The first person to speak loses.

Step 6: Objection Handle and Close

With a gut punch dropped, the prospect will invariably hit the prospector with an objection:

  • “Send me some follow-up information.”
  • “I’m all set.”
  • “This won’t work for me/I’m a special unicorn.”

More on this topic can be found here.

The key here is to not only handle the objection but concurrently drive to close the call. You don’t want to get into protracted conversation, you want to answer the question, then drive to close. This is the reason that objection handling and close are considered one step, not two, because they need to be hand in glove. Remember, you’ve worked hard to pitch your product, and you’ve distracted them from their usual pattern; it is time to get them to commit to a time to talk, not engage in a lengthy conversation.

The reason a lengthy conversation is not advised as you could be falling into the trap of a genuinely curious prospect. They picked up the phone, were intrigued, now they will badger you for information, then never respond to you again. If you can quickly identify the type of person who answers the phone (more here), then great; however, it is very difficult to do even for trained sales reps.

 If the prospect is genuinely interested in learning more in the here and now, by all means, do take advantage of it; drive them to a quick Zoom call, inquire about their buying process, and see if anyone else on their team can join. In short, make sure they know they are getting a valuable meeting, and they should provide value on their side.

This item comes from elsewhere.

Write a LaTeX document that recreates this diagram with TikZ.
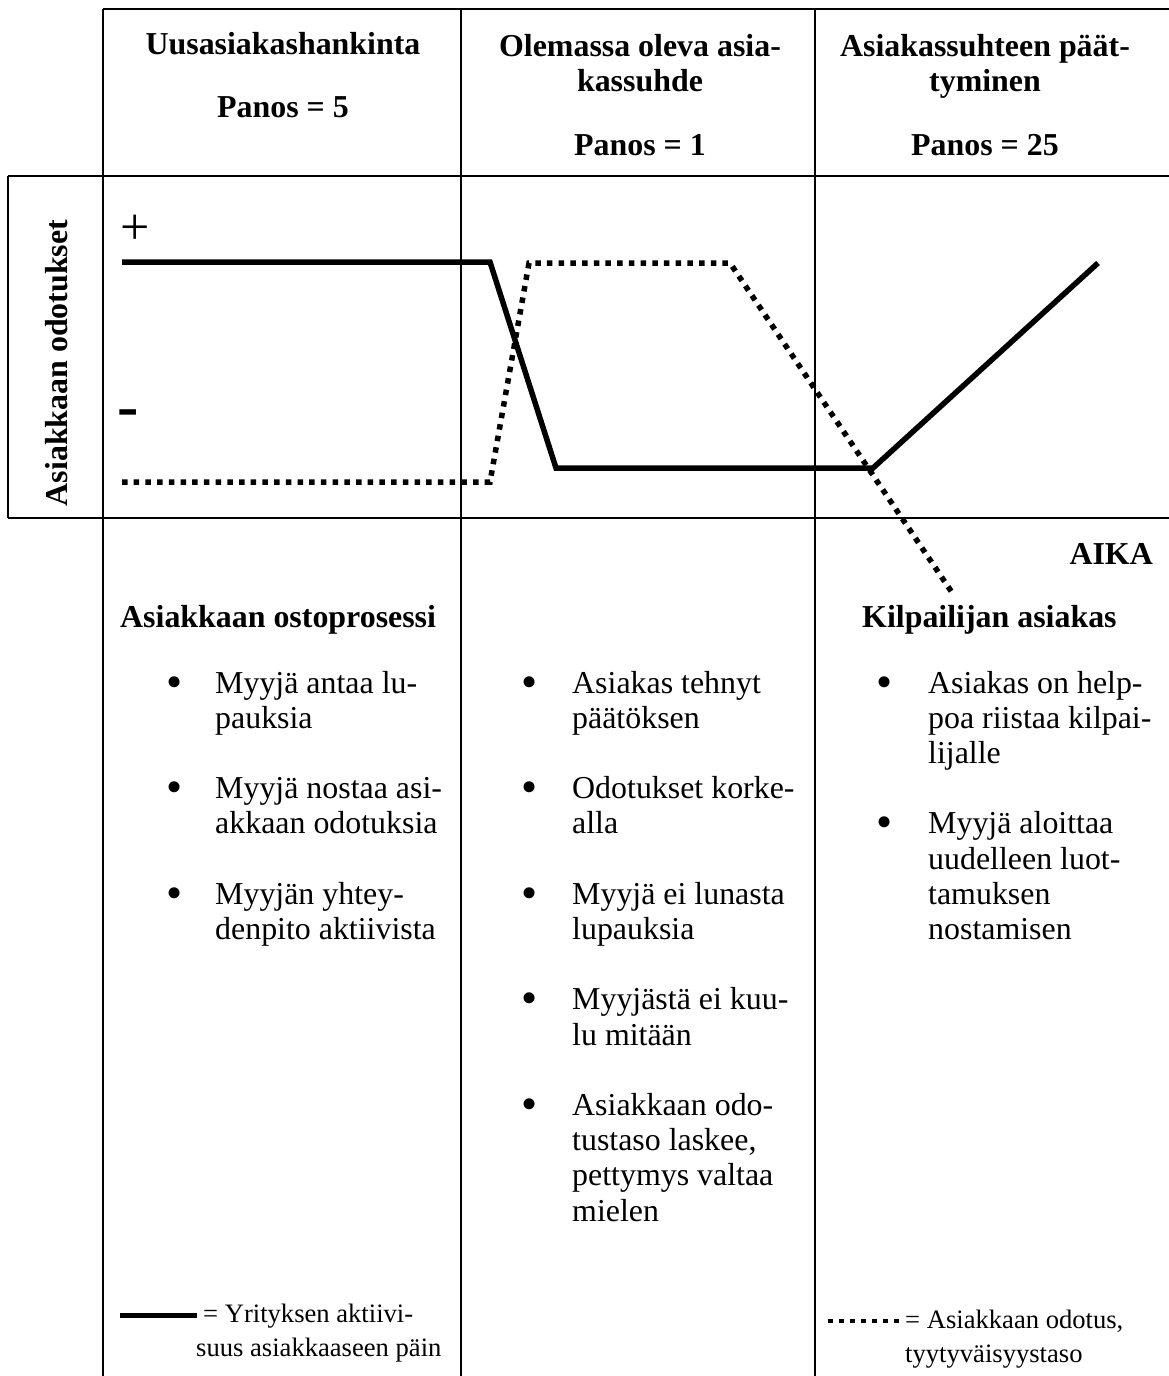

Developing a great call script can help a company grow through outbound prospecting efforts. The issue for most companies coming up with an effective script is the lack of a rubric. Hopefully this guide, that has already been tested and utilized by dozens of companies, will benefit you as well. 


What is cold calling?

Cold calling is a phone-based prospecting technique that aims to open a conversation with someone you have never communicated with before. Cold calling should be preceded by having identified the ideal customer profile and persona(s) that a prospector is trying to reach. Once identified, a call script that is relevant to the recipient of the call can be created to increase the likelihood of the prospect being interested in having a short conversation leading to a commitment to talking later on.

Does cold calling still work?

Cold calling is still the best way to reach a prospect and get a decision quickly. The more research a prospector has done on the prospect, both their personal and professional details, coupled with their ability to hold a conversation and handle objections and deflections will increase the likelihood of a successful cold call.

What are some cold calling tips?

The best tips for making a cold call are having researched the prospects' personal and professional details, having a concise and direct script, and conveying confidence over the phone.

How can I get over my fear of cold calling?

Most people fear cold calling for two reasons — they don’t know who they are calling, and they don’t know what to say. Overcoming this fear is achieved by having researched the people you are calling and having practiced your script that is relevant to them in their professional capacity.